■ **Material provided**
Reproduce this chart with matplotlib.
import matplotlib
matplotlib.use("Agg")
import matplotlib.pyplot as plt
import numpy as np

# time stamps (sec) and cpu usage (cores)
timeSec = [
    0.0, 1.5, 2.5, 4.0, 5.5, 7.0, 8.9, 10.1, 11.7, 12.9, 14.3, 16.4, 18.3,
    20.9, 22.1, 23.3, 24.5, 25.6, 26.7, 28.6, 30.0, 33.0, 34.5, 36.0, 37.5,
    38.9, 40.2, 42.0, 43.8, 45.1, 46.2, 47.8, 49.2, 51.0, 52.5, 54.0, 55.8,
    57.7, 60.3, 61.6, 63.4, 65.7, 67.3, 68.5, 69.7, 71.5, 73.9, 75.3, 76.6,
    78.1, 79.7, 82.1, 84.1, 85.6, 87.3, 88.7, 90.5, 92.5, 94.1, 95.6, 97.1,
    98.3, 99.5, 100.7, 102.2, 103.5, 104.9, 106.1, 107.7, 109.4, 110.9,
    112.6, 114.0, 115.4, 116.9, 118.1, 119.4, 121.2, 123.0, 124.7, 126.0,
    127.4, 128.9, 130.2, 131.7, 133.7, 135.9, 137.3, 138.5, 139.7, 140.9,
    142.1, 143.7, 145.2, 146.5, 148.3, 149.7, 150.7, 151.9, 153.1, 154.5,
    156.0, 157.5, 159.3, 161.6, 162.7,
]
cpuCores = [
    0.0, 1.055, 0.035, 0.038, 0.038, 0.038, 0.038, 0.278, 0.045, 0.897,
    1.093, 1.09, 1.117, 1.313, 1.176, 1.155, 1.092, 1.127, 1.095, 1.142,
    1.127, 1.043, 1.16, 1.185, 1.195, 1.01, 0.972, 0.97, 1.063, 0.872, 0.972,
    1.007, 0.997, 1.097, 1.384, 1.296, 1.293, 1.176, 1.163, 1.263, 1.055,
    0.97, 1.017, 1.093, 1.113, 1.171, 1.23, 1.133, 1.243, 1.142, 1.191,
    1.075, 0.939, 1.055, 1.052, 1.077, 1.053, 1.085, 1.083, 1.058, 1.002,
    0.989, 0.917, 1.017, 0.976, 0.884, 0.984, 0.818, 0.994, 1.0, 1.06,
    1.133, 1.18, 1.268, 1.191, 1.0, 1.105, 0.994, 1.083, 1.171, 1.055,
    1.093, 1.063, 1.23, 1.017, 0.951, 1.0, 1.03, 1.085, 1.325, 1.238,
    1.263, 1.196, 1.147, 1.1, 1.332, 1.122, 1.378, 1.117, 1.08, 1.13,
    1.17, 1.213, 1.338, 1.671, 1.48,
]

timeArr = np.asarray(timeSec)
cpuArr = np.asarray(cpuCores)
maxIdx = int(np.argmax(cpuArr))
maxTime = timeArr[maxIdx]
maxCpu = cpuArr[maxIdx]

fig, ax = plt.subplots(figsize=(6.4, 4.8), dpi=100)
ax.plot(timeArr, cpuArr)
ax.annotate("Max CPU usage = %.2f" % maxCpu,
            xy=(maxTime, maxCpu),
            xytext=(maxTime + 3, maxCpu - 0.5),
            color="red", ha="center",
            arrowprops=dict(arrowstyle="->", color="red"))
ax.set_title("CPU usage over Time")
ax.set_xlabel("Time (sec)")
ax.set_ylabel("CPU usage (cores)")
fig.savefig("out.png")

■ **What is asked**
From the first line of the data above to the line holding "import numpy as np", reproduce each line exactly; emit no other lines.

■ **Solution**
Reproduce this chart with matplotlib.
import matplotlib
matplotlib.use("Agg")
import matplotlib.pyplot as plt
import numpy as np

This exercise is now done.